Заботься, детанька, о себе, о своем покое. Я надеюсь, что я еще буду когда-нибудь приятен тебе вне всяких договоров, без всяких моих диких выходок.
Клянусь тебе твоей жизнью, детик, что при всех моих ревностях, сквозь них, через них я всегда счастлив узнать, что тебе хорошо и весело.
Не ругай меня, детик, за письма больше, чем следует.
Целую тебя и птичтов.
Твой Щен.
(Маяковский — Л. Брик. Сер. января 1923 г. Москва)Я рада!

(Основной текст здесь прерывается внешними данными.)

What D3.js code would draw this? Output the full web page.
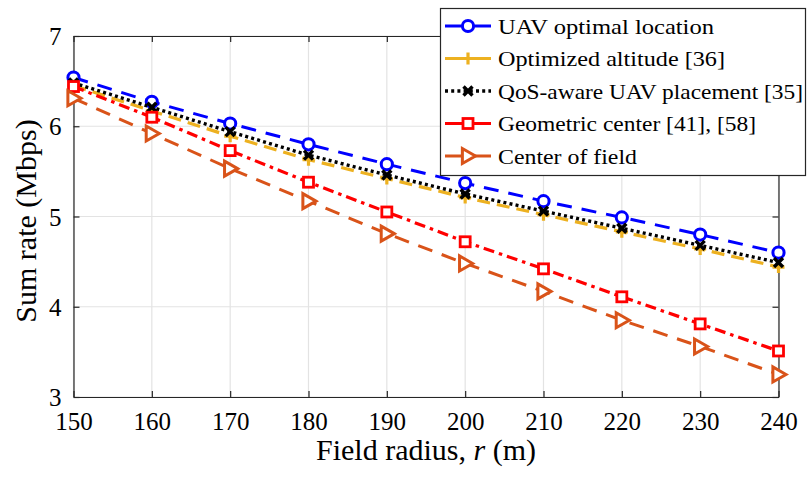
<!DOCTYPE html>
<html>
<head>
<meta charset="utf-8">
<script src="https://cdn.jsdelivr.net/npm/d3@7"></script>
<style>
  html, body { margin: 0; padding: 0; background: #fff; }
  svg { display: block; }
</style>
</head>
<body>
<svg id="chart" width="808" height="479"></svg>
<script>
// Field radius (m)
const radius = [150, 160, 170, 180, 190, 200, 210, 220, 230, 240];

// Sum rate (Mbps) for each placement scheme
const uavOptimal   = [6.54, 6.27, 6.03, 5.80, 5.58, 5.37, 5.17, 4.99, 4.80, 4.60];
const optAltitude  = [6.45, 6.17, 5.89, 5.63, 5.42, 5.21, 5.02, 4.83, 4.64, 4.44];
const qosAware     = [6.48, 6.21, 5.94, 5.68, 5.46, 5.25, 5.06, 4.87, 4.68, 4.49];
const geoCenter    = [6.44, 6.10, 5.73, 5.38, 5.05, 4.72, 4.42, 4.11, 3.81, 3.51];
const fieldCenter  = [6.31, 5.92, 5.53, 5.17, 4.81, 4.48, 4.17, 3.85, 3.56, 3.25];

const xTicks = [150, 160, 170, 180, 190, 200, 210, 220, 230, 240];
const yTicks = [3, 4, 5, 6, 7];

const seriesNames = [
  "UAV optimal location",
  "Optimized altitude [36]",
  "QoS-aware UAV placement [35]",
  "Geometric center [41], [58]",
  "Center of field"
];

const FONT = '"Liberation Serif", "Times New Roman", Tinos, "DejaVu Serif", "Noto Serif", serif';

const series = [
  { name: seriesNames[0], values: uavOptimal,  color: "#0000ff", dash: "15,10",      width: 3,   marker: "circle" },
  { name: seriesNames[1], values: optAltitude, color: "#edb120", dash: "13,7",       width: 3.2, marker: "plus" },
  { name: seriesNames[2], values: qosAware,    color: "#000000", dash: "3,3.2",      width: 3.4, marker: "cross" },
  { name: seriesNames[3], values: geoCenter,   color: "#ff0000", dash: "11,5,3.5,5", width: 3.2, marker: "square" },
  { name: seriesNames[4], values: fieldCenter, color: "#d95319", dash: "15,10",      width: 3,   marker: "triangle" }
];

const svg = d3.select("#chart").attr("font-family", FONT);
const margin = { left: 73.5, right: 29.5, top: 36, bottom: 82 };
const W = 808, H = 479;
const x = d3.scaleLinear().domain([150, 240]).range([margin.left, W - margin.right]);
const y = d3.scaleLinear().domain([3, 7]).range([H - margin.bottom, margin.top]);

// grid
const grid = svg.append("g").attr("stroke", "#e3e3e3").attr("stroke-width", 1.2);
xTicks.forEach(t => grid.append("line").attr("x1", x(t)).attr("x2", x(t)).attr("y1", y(3)).attr("y2", y(7)));
yTicks.forEach(t => grid.append("line").attr("x1", x(150)).attr("x2", x(240)).attr("y1", y(t)).attr("y2", y(t)));

// axes (ticks drawn inward, as on a boxed plot)
const tickLen = 6;
const fmt = d3.format("d");
const bottomAxis = d3.axisBottom(x).tickValues(xTicks).tickFormat(fmt).tickSizeInner(-tickLen).tickSizeOuter(0).tickPadding(15);
const leftAxis = d3.axisLeft(y).tickValues(yTicks).tickFormat(fmt).tickSizeInner(-tickLen).tickSizeOuter(0).tickPadding(12);
const topAxis = d3.axisTop(x).tickValues(xTicks).tickSizeInner(-tickLen).tickSizeOuter(0).tickFormat("");
const rightAxis = d3.axisRight(y).tickValues(yTicks).tickSizeInner(-tickLen).tickSizeOuter(0).tickFormat("");

function styleAxis(g) {
  g.attr("font-family", FONT);
  g.select(".domain").attr("stroke", "#262626").attr("stroke-width", 1.2);
  g.selectAll(".tick line").attr("stroke", "#262626").attr("stroke-width", 1.2);
  g.selectAll(".tick text").attr("font-size", 25).attr("fill", "#000");
}
svg.append("g").attr("transform", `translate(0,${y(3)})`).call(bottomAxis).call(styleAxis);
svg.append("g").attr("transform", `translate(${x(150)},0)`).call(leftAxis).call(styleAxis)
  .selectAll(".tick text").attr("dy", "0.34em");
svg.append("g").attr("transform", `translate(0,${y(7)})`).call(topAxis).call(styleAxis);
svg.append("g").attr("transform", `translate(${x(240)},0)`).call(rightAxis).call(styleAxis);

// axis titles
const xt = svg.append("text").attr("x", (x(150) + x(240)) / 2).attr("y", 460)
  .attr("text-anchor", "middle").attr("font-size", 30);
xt.append("tspan").text("Field radius, ");
xt.append("tspan").attr("font-style", "italic").text("r");
xt.append("tspan").text(" (m)");

svg.append("text").attr("transform", `translate(36,${221}) rotate(-90)`)
  .attr("text-anchor", "middle").attr("font-size", 30).text("Sum rate (Mbps)");

// markers
function drawMarker(g, type, cx, cy, color) {
  if (type === "circle") {
    g.append("circle").attr("cx", cx).attr("cy", cy).attr("r", 5.6)
      .attr("fill", "#fff").attr("stroke", color).attr("stroke-width", 3);
  } else if (type === "square") {
    g.append("rect").attr("x", cx - 5).attr("y", cy - 5).attr("width", 10).attr("height", 10)
      .attr("fill", "#fff").attr("stroke", color).attr("stroke-width", 2.8);
  } else if (type === "triangle") {
    const s = 7.5;
    g.append("path").attr("d", `M${cx + s},${cy} L${cx - s * 0.75},${cy - s} L${cx - s * 0.75},${cy + s} Z`)
      .attr("fill", "#fff").attr("stroke", color).attr("stroke-width", 3).attr("stroke-linejoin", "miter");
  } else if (type === "plus") {
    const s = 6;
    g.append("path").attr("d", `M${cx - s},${cy} H${cx + s} M${cx},${cy - s} V${cy + s}`)
      .attr("stroke", color).attr("stroke-width", 3.2).attr("fill", "none");
  } else if (type === "cross") {
    const s = 4.5;
    g.append("path").attr("d", `M${cx - s},${cy - s} L${cx + s},${cy + s} M${cx - s},${cy + s} L${cx + s},${cy - s}`)
      .attr("stroke", color).attr("stroke-width", 3.4).attr("fill", "none");
  }
}

const line = d3.line().x((d, i) => x(radius[i])).y(d => y(d));
series.forEach(s => {
  const g = svg.append("g");
  g.append("path").attr("d", line(s.values)).attr("fill", "none")
    .attr("stroke", s.color).attr("stroke-width", s.width).attr("stroke-dasharray", s.dash);
  s.values.forEach((v, i) => drawMarker(g, s.marker, x(radius[i]), y(v), s.color));
});

// legend
const lg = svg.append("g");
lg.append("rect").attr("x", 440.5).attr("y", 8.5).attr("width", 365).attr("height", 167)
  .attr("fill", "#fff").attr("stroke", "#262626").attr("stroke-width", 1.2);
const legendWidths = [216, 227, 305, 258, 139];
series.forEach((s, i) => {
  const cy = 26 + i * 32.5;
  lg.append("line").attr("x1", 445).attr("x2", 491).attr("y1", cy).attr("y2", cy)
    .attr("stroke", s.color).attr("stroke-width", s.width)
    .attr("stroke-dasharray", s.marker === "cross" ? "3,3.2" : null);
  drawMarker(lg, s.marker, 468, cy, s.color);
  lg.append("text").attr("x", 498).attr("y", cy + 7.5).attr("font-size", 22)
    .attr("textLength", legendWidths[i]).attr("lengthAdjust", "spacingAndGlyphs")
    .text(s.name);
});
</script>
</body>
</html>
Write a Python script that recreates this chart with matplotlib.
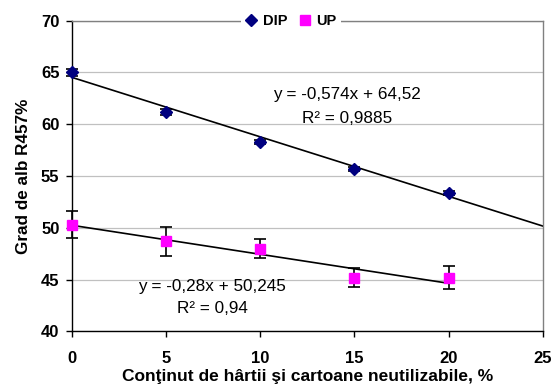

Верю, что ты можешь быть таким, какого я всегда мечтала любить.
Твоя Лиля (28-го!).
(Л. Брик — Маяковскому. Сер. января 1923 г. Москва)Москва. Редингская тюрьма Любимый, милый мой, солнышко дорогое, Лиленок.
Может быть (хорошо, если — да!), глупый Левка огорчил тебя вчера какими-то моими нервишками. Будь веселенькая! Я буду. Это ерунда и мелочь. Я узнал сегодня, что ты захмурилась немного, не надо, Лучик!
Конечно, ты понимаешь, что без тебя образованному человеку жить нельзя. Но если у этого человека есть крохотная надеждочка увидеть тебя, то ему очень и очень весело. Я рад подарить тебе и вдесятеро большую игрушку, чтоб только ты потом улыбалась. У меня есть пять твоих клочечков, я их ужасно люблю, только один меня огорчает, последний — там просто «Волосик, спасибо», а в других есть продолжения — те, мои любимые.